→ Supplied entries

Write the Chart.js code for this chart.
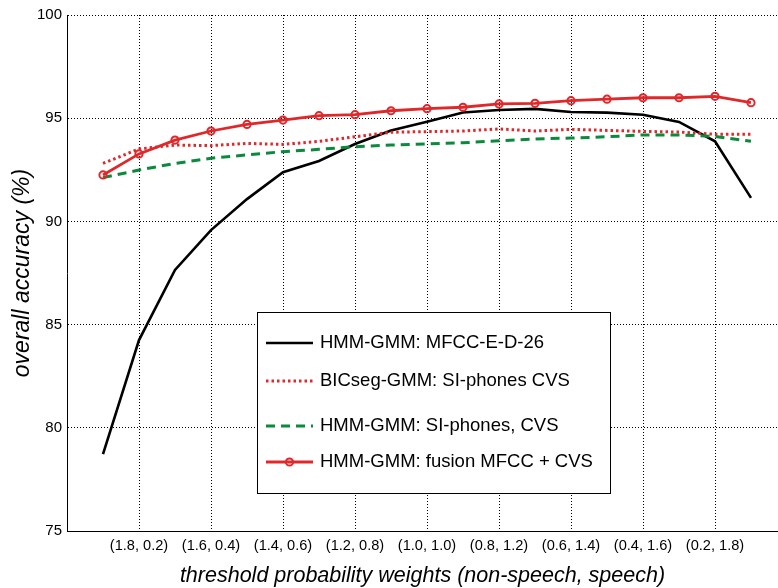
<!DOCTYPE html>
<html>
<head>
<meta charset="utf-8">
<script src="https://cdn.jsdelivr.net/npm/chart.js@4.4.1/dist/chart.umd.min.js"></script>
<style>
    html, body { margin: 0; padding: 0; background: #fff; }
</style>
</head>
<body>
<canvas id="accuracy_chart" width="778" height="588"></canvas>
<script>
    // x positions of the 19 threshold settings (labels sit on every 2nd one)
    const steps = [1, 2, 3, 4, 5, 6, 7, 8, 9, 10, 11, 12, 13, 14, 15, 16, 17, 18, 19];
    const tickPos = [2, 4, 6, 8, 10, 12, 14, 16, 18];
    const tickLabels = ['(1.8, 0.2)', '(1.6, 0.4)', '(1.4, 0.6)', '(1.2, 0.8)', '(1.0, 1.0)',
                        '(0.8, 1.2)', '(0.6, 1.4)', '(0.4, 1.6)', '(0.2, 1.8)'];

    const seriesNames = ['HMM-GMM: MFCC-E-D-26', 'BICseg-GMM: SI-phones CVS',
                         'HMM-GMM: SI-phones, CVS', 'HMM-GMM: fusion MFCC + CVS'];

    const mfcc = [78.72, 84.25, 87.65, 89.58, 91.08, 92.38, 92.93, 93.75, 94.40, 94.83,
                  95.28, 95.40, 95.45, 95.30, 95.27, 95.17, 94.82, 93.88, 91.14];
    const bicseg = [92.81, 93.51, 93.70, 93.67, 93.78, 93.73, 93.88, 94.10, 94.32, 94.35,
                    94.38, 94.48, 94.38, 94.46, 94.41, 94.36, 94.33, 94.22, 94.22];
    const siPhones = [92.12, 92.49, 92.81, 93.06, 93.22, 93.38, 93.49, 93.62, 93.70, 93.75,
                      93.81, 93.91, 93.99, 94.04, 94.10, 94.19, 94.19, 94.12, 93.88];
    const fusion = [92.25, 93.27, 93.94, 94.38, 94.70, 94.91, 95.12, 95.17, 95.36, 95.46,
                    95.53, 95.69, 95.72, 95.85, 95.92, 95.99, 95.99, 96.06, 95.75];

    const RED = '#e0282b';
    const GREEN = '#0b8a3c';
    const FONT = '"Liberation Sans", Arial, sans-serif';

    function toPoints(values) {
        return values.map((v, i) => ({ x: steps[i], y: v }));
    }

    // MATLAB style legend box sitting inside the axes
    const legendBox = {
        id: 'legendBox',
        afterDatasetsDraw(chart) {
            const ctx = chart.ctx;
            const x0 = 257, y0 = 312, w = 353, h = 181;
            const rows = [343, 381, 426, 462];
            ctx.save();
            ctx.fillStyle = '#fff';
            ctx.fillRect(x0, y0, w, h);
            ctx.strokeStyle = '#000';
            ctx.lineWidth = 1;
            ctx.setLineDash([]);
            ctx.strokeRect(x0 + 0.5, y0 + 0.5, w, h);

            chart.data.datasets.forEach(function(ds, i) {
                const y = rows[i];
                ctx.beginPath();
                ctx.strokeStyle = ds.borderColor;
                ctx.lineWidth = ds.borderWidth;
                ctx.setLineDash(ds.borderDash || []);
                ctx.moveTo(266, y);
                ctx.lineTo(313, y);
                ctx.stroke();
                if (ds.pointRadius > 0) {
                    ctx.setLineDash([]);
                    ctx.lineWidth = ds.pointBorderWidth;
                    ctx.beginPath();
                    ctx.arc(289.5, y, ds.pointRadius, 0, Math.PI * 2);
                    ctx.stroke();
                }
                ctx.fillStyle = '#000';
                ctx.font = '18.5px ' + FONT;
                ctx.textBaseline = 'middle';
                ctx.textAlign = 'left';
                ctx.fillText(ds.label, 320, y);
            });
            ctx.restore();
        }
    };

    var ctx = document.getElementById('accuracy_chart').getContext('2d');

    var data = {
        datasets: [
            {
                label: seriesNames[0],
                data: toPoints(mfcc),
                borderColor: '#000',
                borderWidth: 2.6,
                pointRadius: 0,
                order: 4
            },
            {
                label: seriesNames[1],
                data: toPoints(bicseg),
                borderColor: RED,
                borderWidth: 3,
                borderDash: [2.5, 3],
                pointRadius: 0,
                order: 3
            },
            {
                label: seriesNames[2],
                data: toPoints(siPhones),
                borderColor: GREEN,
                borderWidth: 3,
                borderDash: [9, 6],
                pointRadius: 0,
                order: 2
            },
            {
                label: seriesNames[3],
                data: toPoints(fusion),
                borderColor: RED,
                borderWidth: 2.8,
                pointRadius: 3.6,
                pointBorderWidth: 2,
                pointBorderColor: RED,
                pointBackgroundColor: 'rgba(255,255,255,0)',
                order: 1
            }
        ]
    };

    var options = {
        responsive: false,
        animation: false,
        devicePixelRatio: 1,
        layout: { autoPadding: false, padding: { top: 15, right: 0, bottom: 0, left: 0 } },
        plugins: {
            legend: { display: false },
            tooltip: { enabled: false }
        },
        elements: { line: { tension: 0, borderCapStyle: 'butt' } },
        scales: {
            x: {
                type: 'linear',
                min: 0,
                max: 19.75,
                afterBuildTicks: function(scale) {
                    scale.ticks = tickPos.map(v => ({ value: v }));
                },
                afterFit: function(scale) {
                    scale.height = 57;
                    scale.paddingLeft = 0;
                    scale.paddingRight = 0;
                },
                ticks: {
                    padding: 6,
                    color: '#000',
                    font: { family: FONT, size: 14.6 },
                    maxRotation: 0,
                    autoSkip: false,
                    callback: function(value) {
                        return tickLabels[tickPos.indexOf(value)];
                    }
                },
                grid: { color: '#000', lineWidth: 1, drawTicks: false },
                border: { display: true, color: '#000', width: 1, dash: [1, 2] },
                title: {
                    display: true,
                    text: 'threshold probability weights (non-speech, speech)',
                    color: '#000',
                    font: { family: FONT, size: 21.5, style: 'italic' },
                    padding: { top: 0, bottom: -1 }
                }
            },
            y: {
                min: 75,
                max: 100,
                afterFit: function(scale) { scale.width = 67; },
                ticks: {
                    stepSize: 5,
                    padding: 5,
                    color: '#000',
                    font: { family: FONT, size: 15 }
                },
                grid: { color: '#000', lineWidth: 1, drawTicks: false },
                border: { display: true, color: '#000', width: 1, dash: [1, 2] },
                title: {
                    display: true,
                    text: 'overall accuracy (%)',
                    color: '#000',
                    font: { family: FONT, size: 23, style: 'italic' },
                    padding: { top: 8.5, bottom: 0 }
                }
            }
        }
    };

    var accuracyChart = new Chart(ctx, {
        type: 'line',
        data: data,
        options: options,
        plugins: [legendBox]
    });
</script>
</body>
</html>
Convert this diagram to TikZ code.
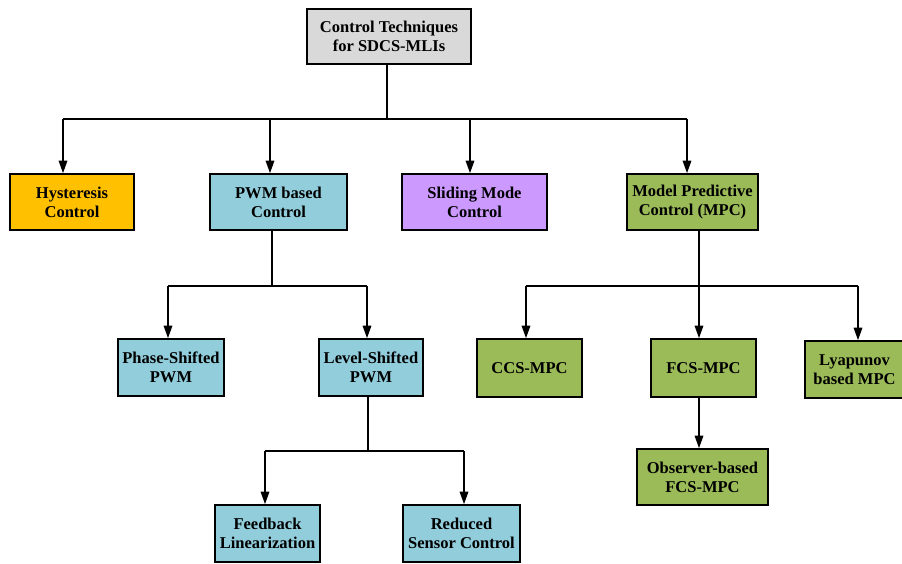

→ Problem statement
Retype all of the entries exactly as written, leaving out any images.

→ Expected answer
Write the Chart.js code for this chart.
<!DOCTYPE html>
<html>
<head>
<meta charset="utf-8">
<script src="https://cdn.jsdelivr.net/npm/chart.js@4.4.1/dist/chart.umd.min.js"></script>
<style>
    html, body { margin: 0; padding: 0; background: #fff; }
</style>
</head>
<body>
<canvas id="accuracy_chart" width="778" height="588"></canvas>
<script>
    // x positions of the 19 threshold settings (labels sit on every 2nd one)
    const steps = [1, 2, 3, 4, 5, 6, 7, 8, 9, 10, 11, 12, 13, 14, 15, 16, 17, 18, 19];
    const tickPos = [2, 4, 6, 8, 10, 12, 14, 16, 18];
    const tickLabels = ['(1.8, 0.2)', '(1.6, 0.4)', '(1.4, 0.6)', '(1.2, 0.8)', '(1.0, 1.0)',
                        '(0.8, 1.2)', '(0.6, 1.4)', '(0.4, 1.6)', '(0.2, 1.8)'];

    const seriesNames = ['HMM-GMM: MFCC-E-D-26', 'BICseg-GMM: SI-phones CVS',
                         'HMM-GMM: SI-phones, CVS', 'HMM-GMM: fusion MFCC + CVS'];

    const mfcc = [78.72, 84.25, 87.65, 89.58, 91.08, 92.38, 92.93, 93.75, 94.40, 94.83,
                  95.28, 95.40, 95.45, 95.30, 95.27, 95.17, 94.82, 93.88, 91.14];
    const bicseg = [92.81, 93.51, 93.70, 93.67, 93.78, 93.73, 93.88, 94.10, 94.32, 94.35,
                    94.38, 94.48, 94.38, 94.46, 94.41, 94.36, 94.33, 94.22, 94.22];
    const siPhones = [92.12, 92.49, 92.81, 93.06, 93.22, 93.38, 93.49, 93.62, 93.70, 93.75,
                      93.81, 93.91, 93.99, 94.04, 94.10, 94.19, 94.19, 94.12, 93.88];
    const fusion = [92.25, 93.27, 93.94, 94.38, 94.70, 94.91, 95.12, 95.17, 95.36, 95.46,
                    95.53, 95.69, 95.72, 95.85, 95.92, 95.99, 95.99, 96.06, 95.75];

    const RED = '#e0282b';
    const GREEN = '#0b8a3c';
    const FONT = '"Liberation Sans", Arial, sans-serif';

    function toPoints(values) {
        return values.map((v, i) => ({ x: steps[i], y: v }));
    }

    // MATLAB style legend box sitting inside the axes
    const legendBox = {
        id: 'legendBox',
        afterDatasetsDraw(chart) {
            const ctx = chart.ctx;
            const x0 = 257, y0 = 312, w = 353, h = 181;
            const rows = [343, 381, 426, 462];
            ctx.save();
            ctx.fillStyle = '#fff';
            ctx.fillRect(x0, y0, w, h);
            ctx.strokeStyle = '#000';
            ctx.lineWidth = 1;
            ctx.setLineDash([]);
            ctx.strokeRect(x0 + 0.5, y0 + 0.5, w, h);

            chart.data.datasets.forEach(function(ds, i) {
                const y = rows[i];
                ctx.beginPath();
                ctx.strokeStyle = ds.borderColor;
                ctx.lineWidth = ds.borderWidth;
                ctx.setLineDash(ds.borderDash || []);
                ctx.moveTo(266, y);
                ctx.lineTo(313, y);
                ctx.stroke();
                if (ds.pointRadius > 0) {
                    ctx.setLineDash([]);
                    ctx.lineWidth = ds.pointBorderWidth;
                    ctx.beginPath();
                    ctx.arc(289.5, y, ds.pointRadius, 0, Math.PI * 2);
                    ctx.stroke();
                }
                ctx.fillStyle = '#000';
                ctx.font = '18.5px ' + FONT;
                ctx.textBaseline = 'middle';
                ctx.textAlign = 'left';
                ctx.fillText(ds.label, 320, y);
            });
            ctx.restore();
        }
    };

    var ctx = document.getElementById('accuracy_chart').getContext('2d');

    var data = {
        datasets: [
            {
                label: seriesNames[0],
                data: toPoints(mfcc),
                borderColor: '#000',
                borderWidth: 2.6,
                pointRadius: 0,
                order: 4
            },
            {
                label: seriesNames[1],
                data: toPoints(bicseg),
                borderColor: RED,
                borderWidth: 3,
                borderDash: [2.5, 3],
                pointRadius: 0,
                order: 3
            },
            {
                label: seriesNames[2],
                data: toPoints(siPhones),
                borderColor: GREEN,
                borderWidth: 3,
                borderDash: [9, 6],
                pointRadius: 0,
                order: 2
            },
            {
                label: seriesNames[3],
                data: toPoints(fusion),
                borderColor: RED,
                borderWidth: 2.8,
                pointRadius: 3.6,
                pointBorderWidth: 2,
                pointBorderColor: RED,
                pointBackgroundColor: 'rgba(255,255,255,0)',
                order: 1
            }
        ]
    };

    var options = {
        responsive: false,
        animation: false,
        devicePixelRatio: 1,
        layout: { autoPadding: false, padding: { top: 15, right: 0, bottom: 0, left: 0 } },
        plugins: {
            legend: { display: false },
            tooltip: { enabled: false }
        },
        elements: { line: { tension: 0, borderCapStyle: 'butt' } },
        scales: {
            x: {
                type: 'linear',
                min: 0,
                max: 19.75,
                afterBuildTicks: function(scale) {
                    scale.ticks = tickPos.map(v => ({ value: v }));
                },
                afterFit: function(scale) {
                    scale.height = 57;
                    scale.paddingLeft = 0;
                    scale.paddingRight = 0;
                },
                ticks: {
                    padding: 6,
                    color: '#000',
                    font: { family: FONT, size: 14.6 },
                    maxRotation: 0,
                    autoSkip: false,
                    callback: function(value) {
                        return tickLabels[tickPos.indexOf(value)];
                    }
                },
                grid: { color: '#000', lineWidth: 1, drawTicks: false },
                border: { display: true, color: '#000', width: 1, dash: [1, 2] },
                title: {
                    display: true,
                    text: 'threshold probability weights (non-speech, speech)',
                    color: '#000',
                    font: { family: FONT, size: 21.5, style: 'italic' },
                    padding: { top: 0, bottom: -1 }
                }
            },
            y: {
                min: 75,
                max: 100,
                afterFit: function(scale) { scale.width = 67; },
                ticks: {
                    stepSize: 5,
                    padding: 5,
                    color: '#000',
                    font: { family: FONT, size: 15 }
                },
                grid: { color: '#000', lineWidth: 1, drawTicks: false },
                border: { display: true, color: '#000', width: 1, dash: [1, 2] },
                title: {
                    display: true,
                    text: 'overall accuracy (%)',
                    color: '#000',
                    font: { family: FONT, size: 23, style: 'italic' },
                    padding: { top: 8.5, bottom: 0 }
                }
            }
        }
    };

    var accuracyChart = new Chart(ctx, {
        type: 'line',
        data: data,
        options: options,
        plugins: [legendBox]
    });
</script>
</body>
</html>
Convert this diagram to TikZ code.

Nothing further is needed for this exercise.